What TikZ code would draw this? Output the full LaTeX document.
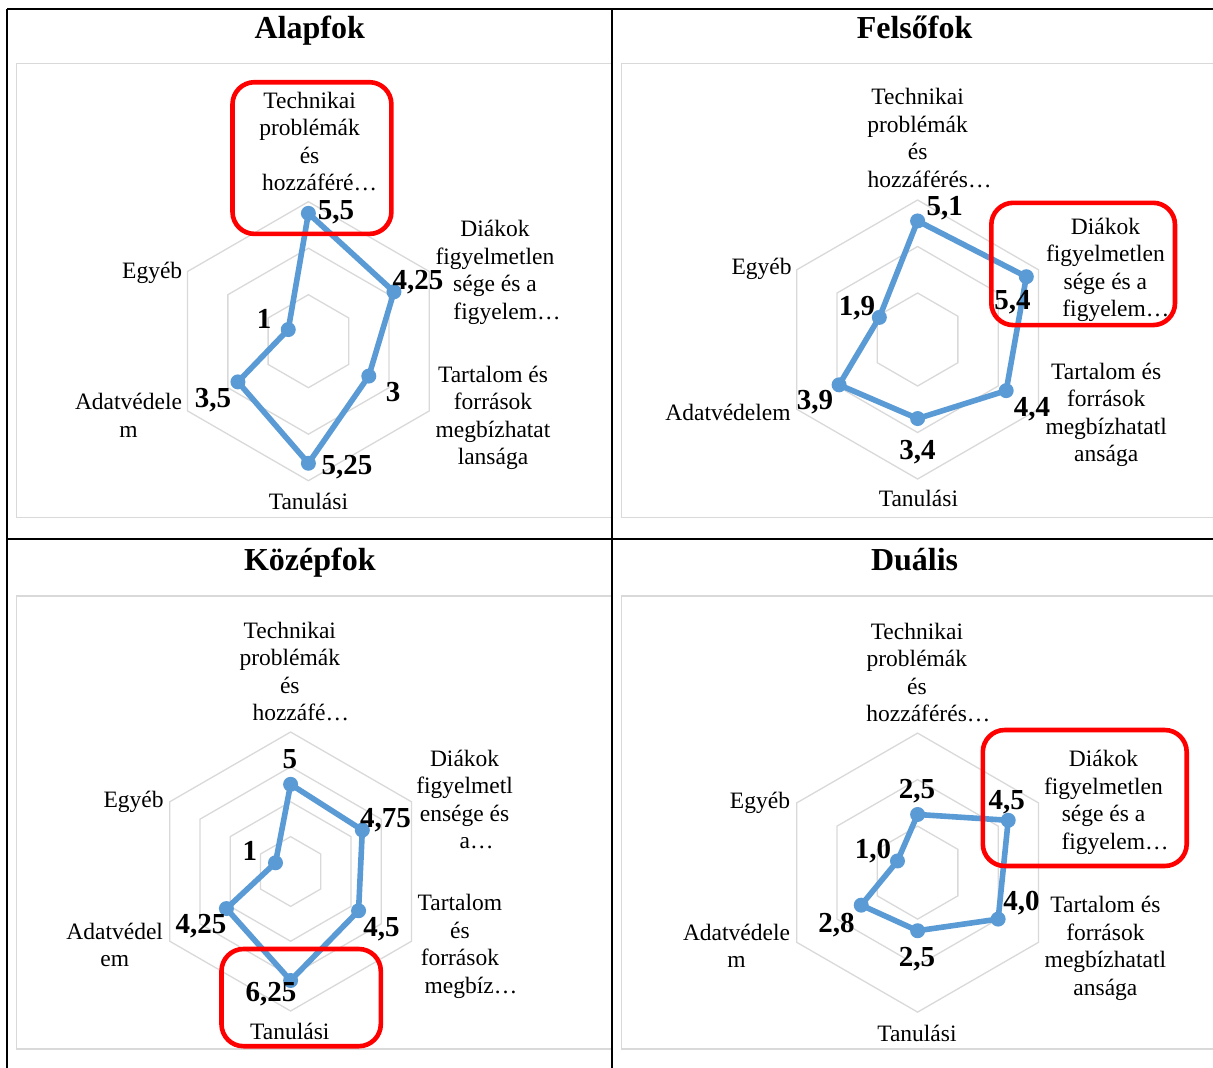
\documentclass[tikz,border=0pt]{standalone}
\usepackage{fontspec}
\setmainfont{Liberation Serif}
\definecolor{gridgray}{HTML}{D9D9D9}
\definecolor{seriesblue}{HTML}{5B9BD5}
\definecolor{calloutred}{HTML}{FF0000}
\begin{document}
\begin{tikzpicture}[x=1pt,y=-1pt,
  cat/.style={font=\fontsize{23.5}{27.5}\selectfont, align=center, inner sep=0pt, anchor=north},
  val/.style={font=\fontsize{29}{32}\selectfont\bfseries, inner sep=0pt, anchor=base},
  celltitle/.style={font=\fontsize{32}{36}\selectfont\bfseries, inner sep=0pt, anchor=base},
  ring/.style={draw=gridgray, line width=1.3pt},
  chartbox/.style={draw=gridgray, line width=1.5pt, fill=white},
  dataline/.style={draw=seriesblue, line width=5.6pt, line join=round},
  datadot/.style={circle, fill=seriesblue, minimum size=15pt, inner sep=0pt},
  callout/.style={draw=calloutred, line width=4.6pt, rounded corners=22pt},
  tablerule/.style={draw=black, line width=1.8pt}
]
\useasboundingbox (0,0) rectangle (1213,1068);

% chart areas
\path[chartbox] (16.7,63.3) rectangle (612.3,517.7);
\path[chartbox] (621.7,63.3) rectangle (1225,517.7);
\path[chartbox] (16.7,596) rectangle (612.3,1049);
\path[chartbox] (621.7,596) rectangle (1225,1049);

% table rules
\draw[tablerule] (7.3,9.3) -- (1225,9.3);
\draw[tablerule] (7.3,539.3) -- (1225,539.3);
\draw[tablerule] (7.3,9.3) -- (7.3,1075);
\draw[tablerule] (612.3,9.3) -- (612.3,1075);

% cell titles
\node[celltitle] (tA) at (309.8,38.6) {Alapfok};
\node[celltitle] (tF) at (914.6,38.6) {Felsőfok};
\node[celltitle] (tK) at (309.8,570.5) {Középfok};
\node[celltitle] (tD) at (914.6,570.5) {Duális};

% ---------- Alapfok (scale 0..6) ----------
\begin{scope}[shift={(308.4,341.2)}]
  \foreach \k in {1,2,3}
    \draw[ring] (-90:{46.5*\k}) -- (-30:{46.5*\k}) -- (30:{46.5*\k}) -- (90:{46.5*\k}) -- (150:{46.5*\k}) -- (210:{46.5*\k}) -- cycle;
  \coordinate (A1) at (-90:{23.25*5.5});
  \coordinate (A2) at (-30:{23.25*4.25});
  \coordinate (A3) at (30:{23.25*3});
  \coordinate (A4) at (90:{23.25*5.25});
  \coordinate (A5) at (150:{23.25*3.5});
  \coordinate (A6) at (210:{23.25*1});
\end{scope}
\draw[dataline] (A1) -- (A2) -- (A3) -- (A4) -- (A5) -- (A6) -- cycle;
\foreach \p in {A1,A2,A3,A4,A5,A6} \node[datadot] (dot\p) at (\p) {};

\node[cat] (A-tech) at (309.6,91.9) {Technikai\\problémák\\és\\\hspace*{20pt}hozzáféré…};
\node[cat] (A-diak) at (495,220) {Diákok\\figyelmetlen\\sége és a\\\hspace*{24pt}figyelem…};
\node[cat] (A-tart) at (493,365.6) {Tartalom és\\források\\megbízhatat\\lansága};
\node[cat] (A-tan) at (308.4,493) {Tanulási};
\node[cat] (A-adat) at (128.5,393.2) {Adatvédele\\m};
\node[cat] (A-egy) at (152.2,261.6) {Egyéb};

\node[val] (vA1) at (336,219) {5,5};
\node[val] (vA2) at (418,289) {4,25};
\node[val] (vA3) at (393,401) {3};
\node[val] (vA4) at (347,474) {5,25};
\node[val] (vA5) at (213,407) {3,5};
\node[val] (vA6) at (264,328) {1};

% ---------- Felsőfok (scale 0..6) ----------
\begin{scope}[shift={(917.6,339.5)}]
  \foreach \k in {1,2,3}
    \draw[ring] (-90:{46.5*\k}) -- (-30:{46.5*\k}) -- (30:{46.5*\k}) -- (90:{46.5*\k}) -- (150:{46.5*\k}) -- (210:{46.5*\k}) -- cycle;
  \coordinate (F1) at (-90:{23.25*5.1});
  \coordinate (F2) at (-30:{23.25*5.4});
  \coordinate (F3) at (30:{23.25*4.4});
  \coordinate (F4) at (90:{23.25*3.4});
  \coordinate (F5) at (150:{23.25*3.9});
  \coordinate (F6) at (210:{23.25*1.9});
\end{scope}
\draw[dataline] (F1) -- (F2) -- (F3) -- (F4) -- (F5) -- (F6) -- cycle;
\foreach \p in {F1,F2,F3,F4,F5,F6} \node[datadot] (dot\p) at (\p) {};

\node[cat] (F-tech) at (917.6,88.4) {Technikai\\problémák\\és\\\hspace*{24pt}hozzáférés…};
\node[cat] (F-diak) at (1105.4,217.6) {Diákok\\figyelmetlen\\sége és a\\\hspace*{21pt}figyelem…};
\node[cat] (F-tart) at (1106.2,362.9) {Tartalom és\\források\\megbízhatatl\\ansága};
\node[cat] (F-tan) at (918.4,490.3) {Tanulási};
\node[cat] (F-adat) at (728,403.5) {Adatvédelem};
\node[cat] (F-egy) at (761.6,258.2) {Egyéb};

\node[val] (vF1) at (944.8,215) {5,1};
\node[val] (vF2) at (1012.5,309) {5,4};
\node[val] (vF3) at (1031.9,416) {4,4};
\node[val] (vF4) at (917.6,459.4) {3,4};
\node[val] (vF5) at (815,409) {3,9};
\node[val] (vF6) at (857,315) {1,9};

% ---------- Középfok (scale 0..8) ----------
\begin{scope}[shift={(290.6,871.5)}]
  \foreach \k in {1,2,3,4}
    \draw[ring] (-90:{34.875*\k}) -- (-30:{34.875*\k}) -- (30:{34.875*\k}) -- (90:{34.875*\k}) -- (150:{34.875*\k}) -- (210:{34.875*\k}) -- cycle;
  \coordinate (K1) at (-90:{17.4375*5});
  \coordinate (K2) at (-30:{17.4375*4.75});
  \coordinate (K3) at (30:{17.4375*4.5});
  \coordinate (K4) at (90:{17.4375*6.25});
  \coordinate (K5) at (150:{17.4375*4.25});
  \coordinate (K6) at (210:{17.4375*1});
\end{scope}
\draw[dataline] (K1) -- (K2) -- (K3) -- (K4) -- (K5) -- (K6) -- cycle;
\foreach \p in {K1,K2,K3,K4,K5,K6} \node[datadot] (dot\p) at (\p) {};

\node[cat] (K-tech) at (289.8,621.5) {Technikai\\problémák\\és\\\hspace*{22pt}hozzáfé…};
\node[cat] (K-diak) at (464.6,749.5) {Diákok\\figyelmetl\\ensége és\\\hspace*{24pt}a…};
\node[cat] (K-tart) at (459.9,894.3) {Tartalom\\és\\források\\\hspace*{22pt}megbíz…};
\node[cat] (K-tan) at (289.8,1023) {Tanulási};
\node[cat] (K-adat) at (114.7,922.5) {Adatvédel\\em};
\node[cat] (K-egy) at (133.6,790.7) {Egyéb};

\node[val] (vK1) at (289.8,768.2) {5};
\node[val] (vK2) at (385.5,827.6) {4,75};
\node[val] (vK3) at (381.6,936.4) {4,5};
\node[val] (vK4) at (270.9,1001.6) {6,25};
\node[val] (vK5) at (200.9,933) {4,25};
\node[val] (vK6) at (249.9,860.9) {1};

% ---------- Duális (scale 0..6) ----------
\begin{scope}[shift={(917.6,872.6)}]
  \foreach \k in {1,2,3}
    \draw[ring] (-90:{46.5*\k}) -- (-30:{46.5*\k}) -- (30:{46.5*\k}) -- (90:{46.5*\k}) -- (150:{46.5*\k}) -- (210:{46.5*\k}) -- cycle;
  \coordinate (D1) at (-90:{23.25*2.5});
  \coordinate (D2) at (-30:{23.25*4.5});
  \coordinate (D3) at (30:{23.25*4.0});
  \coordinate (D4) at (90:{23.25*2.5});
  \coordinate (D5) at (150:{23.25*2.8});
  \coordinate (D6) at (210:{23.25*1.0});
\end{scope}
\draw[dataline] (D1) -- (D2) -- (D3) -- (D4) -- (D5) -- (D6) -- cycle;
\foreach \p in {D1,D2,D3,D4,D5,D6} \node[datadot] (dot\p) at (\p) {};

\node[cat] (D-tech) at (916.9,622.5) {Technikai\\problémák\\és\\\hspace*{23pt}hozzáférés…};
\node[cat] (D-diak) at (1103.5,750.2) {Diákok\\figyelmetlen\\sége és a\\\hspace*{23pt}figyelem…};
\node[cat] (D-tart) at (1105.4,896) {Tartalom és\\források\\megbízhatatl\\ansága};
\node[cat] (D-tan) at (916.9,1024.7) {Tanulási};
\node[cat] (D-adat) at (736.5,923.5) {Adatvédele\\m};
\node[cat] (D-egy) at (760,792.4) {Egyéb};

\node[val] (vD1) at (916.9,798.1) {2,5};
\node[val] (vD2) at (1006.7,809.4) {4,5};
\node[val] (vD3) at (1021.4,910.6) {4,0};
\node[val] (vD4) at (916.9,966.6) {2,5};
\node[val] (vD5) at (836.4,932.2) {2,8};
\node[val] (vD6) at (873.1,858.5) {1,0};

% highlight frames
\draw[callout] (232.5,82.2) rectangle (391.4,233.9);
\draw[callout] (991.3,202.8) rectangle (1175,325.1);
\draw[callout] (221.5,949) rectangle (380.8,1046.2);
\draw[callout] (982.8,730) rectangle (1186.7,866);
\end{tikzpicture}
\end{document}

- _TASK PROMPT_:
Return the material line for line, from its beginning to the line that contains "(612.3,9.3) -- (612.3,1075);", with the pictures left out.

- _FINISHED EXERCISE_:
What TikZ code would draw this? Output the full LaTeX document.
\documentclass[tikz,border=0pt]{standalone}
\usepackage{fontspec}
\setmainfont{Liberation Serif}
\definecolor{gridgray}{HTML}{D9D9D9}
\definecolor{seriesblue}{HTML}{5B9BD5}
\definecolor{calloutred}{HTML}{FF0000}
\begin{document}
\begin{tikzpicture}[x=1pt,y=-1pt,
  cat/.style={font=\fontsize{23.5}{27.5}\selectfont, align=center, inner sep=0pt, anchor=north},
  val/.style={font=\fontsize{29}{32}\selectfont\bfseries, inner sep=0pt, anchor=base},
  celltitle/.style={font=\fontsize{32}{36}\selectfont\bfseries, inner sep=0pt, anchor=base},
  ring/.style={draw=gridgray, line width=1.3pt},
  chartbox/.style={draw=gridgray, line width=1.5pt, fill=white},
  dataline/.style={draw=seriesblue, line width=5.6pt, line join=round},
  datadot/.style={circle, fill=seriesblue, minimum size=15pt, inner sep=0pt},
  callout/.style={draw=calloutred, line width=4.6pt, rounded corners=22pt},
  tablerule/.style={draw=black, line width=1.8pt}
]
\useasboundingbox (0,0) rectangle (1213,1068);

% chart areas
\path[chartbox] (16.7,63.3) rectangle (612.3,517.7);
\path[chartbox] (621.7,63.3) rectangle (1225,517.7);
\path[chartbox] (16.7,596) rectangle (612.3,1049);
\path[chartbox] (621.7,596) rectangle (1225,1049);

% table rules
\draw[tablerule] (7.3,9.3) -- (1225,9.3);
\draw[tablerule] (7.3,539.3) -- (1225,539.3);
\draw[tablerule] (7.3,9.3) -- (7.3,1075);
\draw[tablerule] (612.3,9.3) -- (612.3,1075);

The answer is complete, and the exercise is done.